The Affordable Care Act, or Obamacare, consumed our nation from the time President Obama took office until the bill went into effect. It remained a lightning rod and a major talking point in the presidential election six years later.
During all of the drama that played out on TV, on social media and in the newspaper, I remember seeing a lot of politicians, insurance company representatives, lawyers and big pharma folks talking about how health insurance would be administered in our country.
The conversation focused on whether there should be a government run, public option. It focused on allowing young adults to stay on their parents’ health insurance plan until age 26. It focused on not allowing insurance companies to deny coverage to people or charge them more because of a pre-existing condition. It focused on removing lifetime and annual dollar limits for essential health benefits. It focused on reducing administrative costs.
None of these things are actually bad. Improving access to care and reducing costs are good things, although the approach to achieving these goals continues to be hotly debated. But let’s be honest about what the Affordable Care Act really is.
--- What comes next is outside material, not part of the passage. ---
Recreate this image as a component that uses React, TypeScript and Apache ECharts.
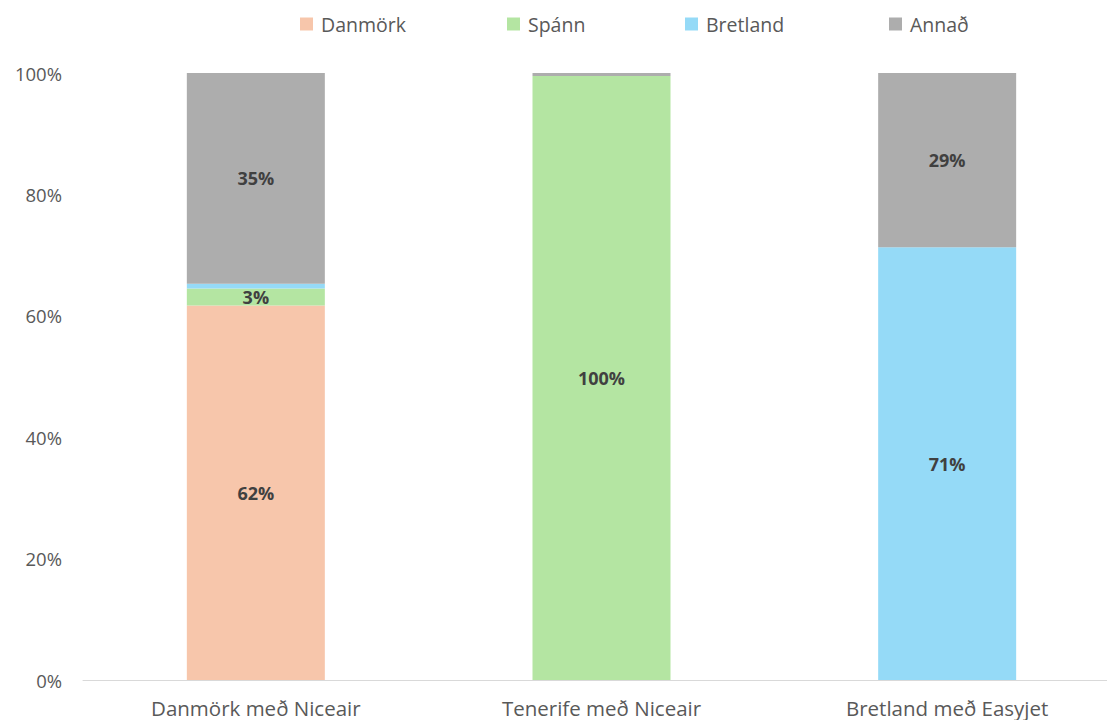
import React, { useEffect, useRef } from "react";
import * as echarts from "echarts";

const categories = ["Danmörk með Niceair", "Tenerife með Niceair", "Bretland með Easyjet"];
const seriesNames = ["Danmörk", "Spánn", "Bretland", "Annað"];
const danmork = [61.7, 0, 0];
const spann = [2.8, 99.5, 0];
const bretland = [0.8, 0, 71.3];
const annad = [34.7, 0.5, 28.7];
const yTicks = [0, 20, 40, 60, 80, 100];
const colors = ["#F7C6AB", "#B4E5A2", "#95DAF7", "#ADADAD"];
const legendLefts = [300, 507, 685, 889];

export default function App() {
  const ref = useRef<HTMLDivElement>(null);
  useEffect(() => {
    if (!ref.current) return;
    const chart = echarts.init(ref.current, undefined, { renderer: "svg" });
    const values = [danmork, spann, bretland, annad];
    chart.setOption({
      animation: false,
      textStyle: { fontFamily: "Open Sans" },
      legend: seriesNames.map((name, i) => ({
        data: [name],
        left: legendLefts[i],
        top: 14,
        padding: 0,
        itemWidth: 13,
        itemHeight: 13,
        itemGap: 0,
        icon: "rect",
        textStyle: { fontSize: 19.5, color: "#595959", fontFamily: "Open Sans", padding: [0, 0, 0, 3] },
      })),
      grid: { left: 83, top: 73, bottom: 40, right: 0 },
      xAxis: {
        type: "category",
        data: categories,
        axisLine: { lineStyle: { color: "#D9D9D9", width: 1 } },
        axisTick: { show: false },
        axisLabel: { color: "#595959", fontSize: 20.5, margin: 17, fontFamily: "Open Sans" },
      },
      yAxis: {
        type: "value",
        min: 0,
        max: 100,
        interval: 20,
        splitLine: { show: false },
        axisLine: { show: false },
        axisTick: { show: false },
        axisLabel: {
          color: "#595959",
          fontSize: 18.5,
          margin: 21,
          formatter: (v: number) => (yTicks.includes(v) ? v + "%" : ""),
        },
      },
      series: seriesNames.map((name, i) => ({
        name,
        type: "bar",
        stack: "total",
        barWidth: 138,
        itemStyle: { color: colors[i] },
        data: values[i],
        label: {
          show: true,
          position: "inside",
          color: "#404040",
          fontWeight: "bold",
          fontSize: 18,
          fontFamily: "Open Sans",
          formatter: (p: any) => (p.value >= 2 ? Math.round(p.value) + "%" : ""),
        },
      })),
    });
    return () => chart.dispose();
  }, []);
  return (
    <div style={{ position: "fixed", left: 0, top: 0, width: 1107, height: 720, overflow: "hidden", background: "#fff" }}>
      <div ref={ref} style={{ width: 1120, height: 720 }} />
    </div>
  );
}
It’s not health care reform. It’s health insurance reform.
This isn’t about being a Republican or Democrat. This is about the facts.
During those years of non-stop coverage, I don’t remember seeing PhDs, healthcare experts, or researchers from leading institutions talking about what needs to be done to make us a healthier nation.
Nobody spoke about the quality of our air, water and soil, or how humans have become so sick during the last 100 years. Nobody spoke about the chronic illness epidemic because it’s being perpetrated by food companies, insurance carriers, and their lobbyists.
The debates about Obamacare were about insurance, and they were driven by politics and money.
Meanwhile, healthcare costs are approaching 20 percent of our GDP and expected to reach 33 percent by 2030. Two thirds of those costs are the result of chronic illness.
The legislation is clearly focused on health insurance, and has done little to address the root cause of the problem in our country. Yes, it does require health insurance plans to include free, in-network preventative care services, such as a mammogram or colonoscopy, and it’s a lot less expensive to prevent illness than it is to treat illness.
But again, even that part of legislation is focused on insurance.
Like it or not, health insurance reform is here six years later. Health care reform is up to the individual.
True reform can only be achieved through personal responsibility and accountability. True reform is about educating yourself about the best way to take care of yourself and your family.
I recently presented this topic as part of Natural Healthcare Center’s Community Relations Program. Everything we do as part of this program is about sharing information. Our approach is to go from community to community, not launch a global initiative.
I don’t make money from this program. Even if I never see people again after they attend one of my presentations, I want them to walk away with something tangible that can help them feel better, function better and live longer – because health literacy truly is the key to longevity.
Remember, we have health insurance reform. We don’t have health care reform. That’s up to you.